— START SUPPLIED MATERIAL —

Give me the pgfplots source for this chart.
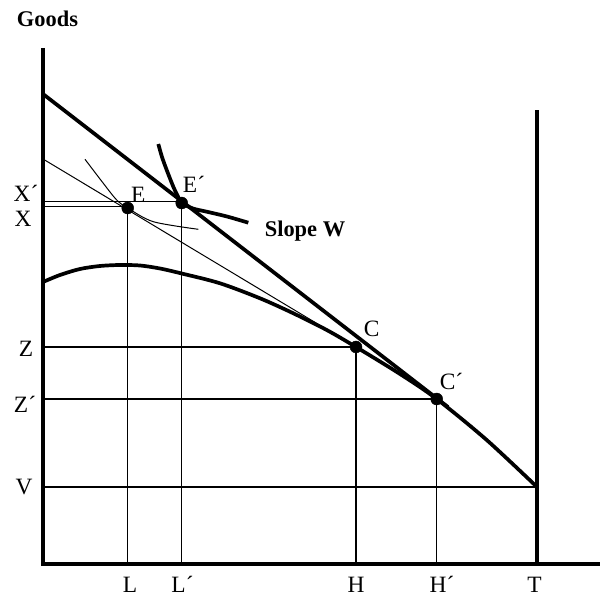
\documentclass[border=0pt]{standalone}
\usepackage{pgfplots}
\pgfplotsset{compat=1.18}
\usepackage{fontspec}
\setmainfont{Liberation Serif}
\newcommand\lab{\fontsize{23.5}{26}\selectfont}
\begin{document}
\begin{tikzpicture}
\begin{axis}[x=1bp,y=1bp,xmin=-43,xmax=559,ymin=-34,ymax=564,hide axis,clip=false]
\path (axis cs:-43,-34) rectangle (axis cs:559,564);
% thin guide lines
\addplot[black,line width=1.4bp] coordinates {(0,362.3)(138.7,362.3)};
\addplot[black,line width=1.4bp] coordinates {(0,357.3)(84.7,357.3)};
\addplot[black,line width=1.4bp] coordinates {(0,217)(313,217)};
\addplot[black,line width=1.4bp] coordinates {(0,165)(393.7,165)};
\addplot[black,line width=1.4bp] coordinates {(0,77)(494,77)};
\addplot[black,line width=1.4bp] coordinates {(84.7,0)(84.7,357)};
\addplot[black,line width=1.4bp] coordinates {(138.7,0)(138.7,362)};
\addplot[black,line width=1.4bp] coordinates {(313,0)(313,217)};
\addplot[black,line width=1.4bp] coordinates {(393.7,0)(393.7,165)};
% thin tangent line through E and C
\addplot[black,line width=1bp] coordinates {(0,405)(313,217)};
% thin indifference curve through E
\addplot[black,line width=1bp,smooth] coordinates {(42,404.7)(60.3,380.7)(73.7,364)(84.7,356)(110.3,342.3)(155.3,334.7)};
% thick indifference curve through E'
\addplot[black,line width=3.7bp,smooth] coordinates {(115.3,420)(119,407)(123.7,394)(130.3,377.3)(135,367.5)(138.7,361)(150,355.5)(163.7,352.3)(184,347.5)(205.3,341.3)};
% production frontier
\addplot[black,line width=3.7bp,smooth] coordinates {(0,282)(17,289)(37,295)(57,298)(77,299)(97,298.5)(117,295.5)(138.7,290.5)(177,280.7)(217,265.7)(250.3,250.7)(283.7,234)(313,217)(357,190)(393.7,165)(443.7,124)(494,77)};
% budget line
\addplot[black,line width=3.7bp] coordinates {(0,470)(405,157)};
% axes and time endowment
\addplot[black,line width=4bp,line join=miter] coordinates {(0,516)(0,0)(557,0)};
\addplot[black,line width=4bp] coordinates {(494,0)(494,454)};
% points
\addplot[black,only marks,mark=*,mark size=6bp] coordinates {(84.7,356)(138.7,361)(313,217)(393.7,165)};
% labels
\node[anchor=base,font=\bfseries\fontsize{22.5}{24}\selectfont] at (axis cs:4.5,537) {Goods};
\node[anchor=base,font=\bfseries\fontsize{22.5}{24}\selectfont] at (axis cs:262,327) {Slope W};
\node[anchor=base,font=\lab] at (axis cs:-17,362) {X´};
\node[anchor=base,font=\lab] at (axis cs:-20,337) {X};
\node[anchor=base,font=\lab] at (axis cs:-17,207) {Z};
\node[anchor=base,font=\lab] at (axis cs:-18,151) {Z´};
\node[anchor=base,font=\lab] at (axis cs:-19,69) {V};
\node[anchor=base,font=\lab] at (axis cs:87,-29) {L};
\node[anchor=base,font=\lab] at (axis cs:139.5,-29) {L´};
\node[anchor=base,font=\lab] at (axis cs:313,-29) {H};
\node[anchor=base,font=\lab] at (axis cs:399,-29) {H´};
\node[anchor=base,font=\lab] at (axis cs:491.5,-29) {T};
\node[anchor=base,font=\lab] at (axis cs:95.3,361) {E};
\node[anchor=base,font=\lab] at (axis cs:151,371) {E´};
\node[anchor=base,font=\lab] at (axis cs:328.7,227) {C};
\node[anchor=base,font=\lab] at (axis cs:408.5,174) {C´};
\end{axis}
\end{tikzpicture}
\end{document}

— END SUPPLIED MATERIAL —

**THE PROBLEM:**
Copy every line of the data exactly as written, excluding the pictures.

**OUTPUT BELOW:**
Give me the pgfplots source for this chart.
\documentclass[border=0pt]{standalone}
\usepackage{pgfplots}
\pgfplotsset{compat=1.18}
\usepackage{fontspec}
\setmainfont{Liberation Serif}
\newcommand\lab{\fontsize{23.5}{26}\selectfont}
\begin{document}
\begin{tikzpicture}
\begin{axis}[x=1bp,y=1bp,xmin=-43,xmax=559,ymin=-34,ymax=564,hide axis,clip=false]
\path (axis cs:-43,-34) rectangle (axis cs:559,564);
% thin guide lines
\addplot[black,line width=1.4bp] coordinates {(0,362.3)(138.7,362.3)};
\addplot[black,line width=1.4bp] coordinates {(0,357.3)(84.7,357.3)};
\addplot[black,line width=1.4bp] coordinates {(0,217)(313,217)};
\addplot[black,line width=1.4bp] coordinates {(0,165)(393.7,165)};
\addplot[black,line width=1.4bp] coordinates {(0,77)(494,77)};
\addplot[black,line width=1.4bp] coordinates {(84.7,0)(84.7,357)};
\addplot[black,line width=1.4bp] coordinates {(138.7,0)(138.7,362)};
\addplot[black,line width=1.4bp] coordinates {(313,0)(313,217)};
\addplot[black,line width=1.4bp] coordinates {(393.7,0)(393.7,165)};
% thin tangent line through E and C
\addplot[black,line width=1bp] coordinates {(0,405)(313,217)};
% thin indifference curve through E
\addplot[black,line width=1bp,smooth] coordinates {(42,404.7)(60.3,380.7)(73.7,364)(84.7,356)(110.3,342.3)(155.3,334.7)};
% thick indifference curve through E'
\addplot[black,line width=3.7bp,smooth] coordinates {(115.3,420)(119,407)(123.7,394)(130.3,377.3)(135,367.5)(138.7,361)(150,355.5)(163.7,352.3)(184,347.5)(205.3,341.3)};
% production frontier
\addplot[black,line width=3.7bp,smooth] coordinates {(0,282)(17,289)(37,295)(57,298)(77,299)(97,298.5)(117,295.5)(138.7,290.5)(177,280.7)(217,265.7)(250.3,250.7)(283.7,234)(313,217)(357,190)(393.7,165)(443.7,124)(494,77)};
% budget line
\addplot[black,line width=3.7bp] coordinates {(0,470)(405,157)};
% axes and time endowment
\addplot[black,line width=4bp,line join=miter] coordinates {(0,516)(0,0)(557,0)};
\addplot[black,line width=4bp] coordinates {(494,0)(494,454)};
% points
\addplot[black,only marks,mark=*,mark size=6bp] coordinates {(84.7,356)(138.7,361)(313,217)(393.7,165)};
% labels
\node[anchor=base,font=\bfseries\fontsize{22.5}{24}\selectfont] at (axis cs:4.5,537) {Goods};
\node[anchor=base,font=\bfseries\fontsize{22.5}{24}\selectfont] at (axis cs:262,327) {Slope W};
\node[anchor=base,font=\lab] at (axis cs:-17,362) {X´};
\node[anchor=base,font=\lab] at (axis cs:-20,337) {X};
\node[anchor=base,font=\lab] at (axis cs:-17,207) {Z};
\node[anchor=base,font=\lab] at (axis cs:-18,151) {Z´};
\node[anchor=base,font=\lab] at (axis cs:-19,69) {V};
\node[anchor=base,font=\lab] at (axis cs:87,-29) {L};
\node[anchor=base,font=\lab] at (axis cs:139.5,-29) {L´};
\node[anchor=base,font=\lab] at (axis cs:313,-29) {H};
\node[anchor=base,font=\lab] at (axis cs:399,-29) {H´};
\node[anchor=base,font=\lab] at (axis cs:491.5,-29) {T};
\node[anchor=base,font=\lab] at (axis cs:95.3,361) {E};
\node[anchor=base,font=\lab] at (axis cs:151,371) {E´};
\node[anchor=base,font=\lab] at (axis cs:328.7,227) {C};
\node[anchor=base,font=\lab] at (axis cs:408.5,174) {C´};
\end{axis}
\end{tikzpicture}
\end{document}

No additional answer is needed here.